TL:DR **I enjoyed the series but I cannot separate it from the virtue-signaling inherent in the narrative.**
I have many thoughts about this series, as a whole and individually. First, I read this because two different friends just read it and loved it. While both friends are in the military, once is left leaning and the other leans right. That is an important part of this because I was very turned off by the front over which told me that the introduction was written by New Gingrich, who coincidently was a MAJOR figure in the last book I read, chronologically. I really don’t like Newt so that was a big turn-off but my left-leaning friend swore it was good so I gave it a shot and I really liked it.

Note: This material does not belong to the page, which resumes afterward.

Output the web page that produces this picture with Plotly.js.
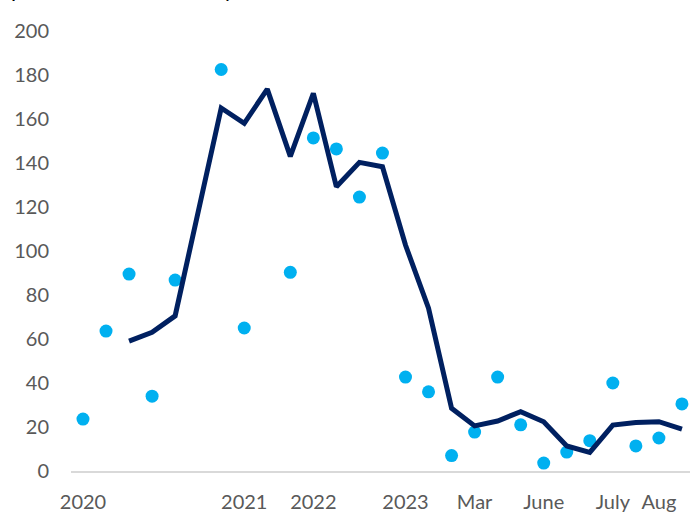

Then I liked the second book and the third. I really enjoyed the entire series. I don’t read any of the big singular male, protagonist series like the Jack Reachers, as that is not my usual style (though I have heard I should do the Mitch Rapp series). This series definitely seemed inspired by those but each book is not really standalone like I think those are. This is a planned out series.
All of that said, and I’ll come back to it, this series is, primarily, about John Masterson and his small town outside Asheville, NC on the day that an EMP is used over the United States and all electronic devices die and society is plunged into chaos. Masterson is, of course, a retired military officer but also a college professor. I’ve looked him up and the author lives in the same town as Masterson, has the same degree, and teaches at the same college, so it seems at least a little like a wishful autobiography. It also seems somewhat realistic which I think is the point but also makes the books enjoyable.
That said, I could tell that the author was friend with Newt by some of the details of the book. If I were being… peckish, as I am wont to do, I’d call this book a “Prepper’s” Dream come true. Who would do well in this scenario, a prepper. They’d be prepared for the event, at least more than anyone else. The series, especially the third book, waxes poetic about the conservative lifestyle. It extolls the virtues of country folk who are better equipped to survive because they know how to hunt and forage and live off the land. It would also be true in this event but the book does seems to push those ideas a little more than necessary. It was blindingly obvious to me but I enjoyed the story enough that I was not bothered. The second and third books are narrated by Bronson Pinchot who is EXCELLENT.
Kind of a post script here: This is from the Amazon tagline ” this book, set in a typical American town, is a dire warning of what might be our future…and our end.” It’s a science fiction book about the near future. It is not more than that. It does what all science fiction books about the near future do, it takes a feasible idea and extrapolates what would happen. To interpret this series as more than that is pretty out there. I think that all good science fiction should make you stop and think “Whoa, what if that happened?” but that does not mean that I start preparing for it.
All of that said, I can see both the “it’s a dire warning” side and the “it’s fear mongering” side and I am not saying they are wrong, I just think it is an entertaining series. Forced to pick a side, I say fear mongering given what I know about the author, though I think that says more about me than it does about him.
PPS: So I wrote all of that with about 100 pages to go in the final book and I’ve changed my mind a little. There were at least a dozen references in the final book to a government official using a home-based email server and the repeated mentions that military officers must obey their oath to “defend the Constitution against all enemies foreign and domestic” got too heavy handed. I get it William, if everyone had your values the world would be a perfect place.